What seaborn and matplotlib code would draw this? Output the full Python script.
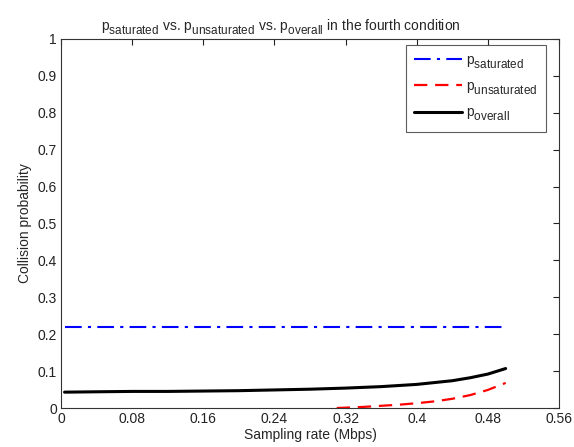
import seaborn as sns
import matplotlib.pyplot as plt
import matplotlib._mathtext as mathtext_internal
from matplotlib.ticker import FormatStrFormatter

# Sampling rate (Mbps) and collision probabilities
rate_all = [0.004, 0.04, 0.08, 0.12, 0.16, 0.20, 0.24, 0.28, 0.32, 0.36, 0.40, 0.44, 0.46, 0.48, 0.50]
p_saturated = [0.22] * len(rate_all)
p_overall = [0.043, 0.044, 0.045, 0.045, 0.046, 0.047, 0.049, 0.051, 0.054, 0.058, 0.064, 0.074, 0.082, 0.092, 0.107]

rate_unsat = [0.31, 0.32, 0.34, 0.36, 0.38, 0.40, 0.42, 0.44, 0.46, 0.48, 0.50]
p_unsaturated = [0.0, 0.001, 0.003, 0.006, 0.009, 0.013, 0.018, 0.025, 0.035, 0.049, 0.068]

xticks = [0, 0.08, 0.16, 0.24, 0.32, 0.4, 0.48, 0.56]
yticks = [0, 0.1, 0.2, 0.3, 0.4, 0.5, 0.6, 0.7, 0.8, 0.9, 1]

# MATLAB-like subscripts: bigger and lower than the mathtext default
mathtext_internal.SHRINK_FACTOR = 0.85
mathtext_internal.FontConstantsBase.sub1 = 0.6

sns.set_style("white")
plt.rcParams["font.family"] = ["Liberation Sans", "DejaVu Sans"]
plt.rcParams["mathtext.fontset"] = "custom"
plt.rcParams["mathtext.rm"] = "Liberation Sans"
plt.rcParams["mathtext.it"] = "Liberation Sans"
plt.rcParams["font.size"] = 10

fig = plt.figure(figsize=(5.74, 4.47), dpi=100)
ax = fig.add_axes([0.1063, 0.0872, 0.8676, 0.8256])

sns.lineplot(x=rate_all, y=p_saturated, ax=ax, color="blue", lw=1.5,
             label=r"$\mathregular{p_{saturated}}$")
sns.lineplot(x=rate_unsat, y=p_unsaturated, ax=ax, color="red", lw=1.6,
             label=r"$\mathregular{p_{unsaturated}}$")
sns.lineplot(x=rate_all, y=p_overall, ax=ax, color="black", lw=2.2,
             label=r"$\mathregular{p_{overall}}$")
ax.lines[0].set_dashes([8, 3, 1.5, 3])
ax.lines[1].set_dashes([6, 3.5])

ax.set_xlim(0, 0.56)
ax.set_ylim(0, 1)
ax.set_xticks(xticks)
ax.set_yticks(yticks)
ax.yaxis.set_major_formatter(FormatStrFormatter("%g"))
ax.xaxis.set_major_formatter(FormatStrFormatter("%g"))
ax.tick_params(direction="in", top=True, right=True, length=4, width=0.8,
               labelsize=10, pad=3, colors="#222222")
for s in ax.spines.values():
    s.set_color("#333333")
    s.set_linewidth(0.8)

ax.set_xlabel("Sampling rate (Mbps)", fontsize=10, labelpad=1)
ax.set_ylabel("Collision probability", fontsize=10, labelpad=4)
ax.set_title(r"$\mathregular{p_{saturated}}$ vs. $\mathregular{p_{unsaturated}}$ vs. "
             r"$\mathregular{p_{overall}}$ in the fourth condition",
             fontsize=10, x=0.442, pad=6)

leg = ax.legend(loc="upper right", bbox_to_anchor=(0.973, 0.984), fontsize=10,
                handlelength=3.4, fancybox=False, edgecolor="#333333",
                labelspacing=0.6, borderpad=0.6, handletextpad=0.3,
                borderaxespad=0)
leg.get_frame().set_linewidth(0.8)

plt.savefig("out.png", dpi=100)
┄┄┄┄┄┄┄┄┄┄┄┄┄┄┄┄┄┄┄┄
Request = Search the listing above for the string "seaborn". Copy every line that contains it.

Solution to this exercise =
What seaborn and matplotlib code would draw this? Output the full Python script.
import seaborn as sns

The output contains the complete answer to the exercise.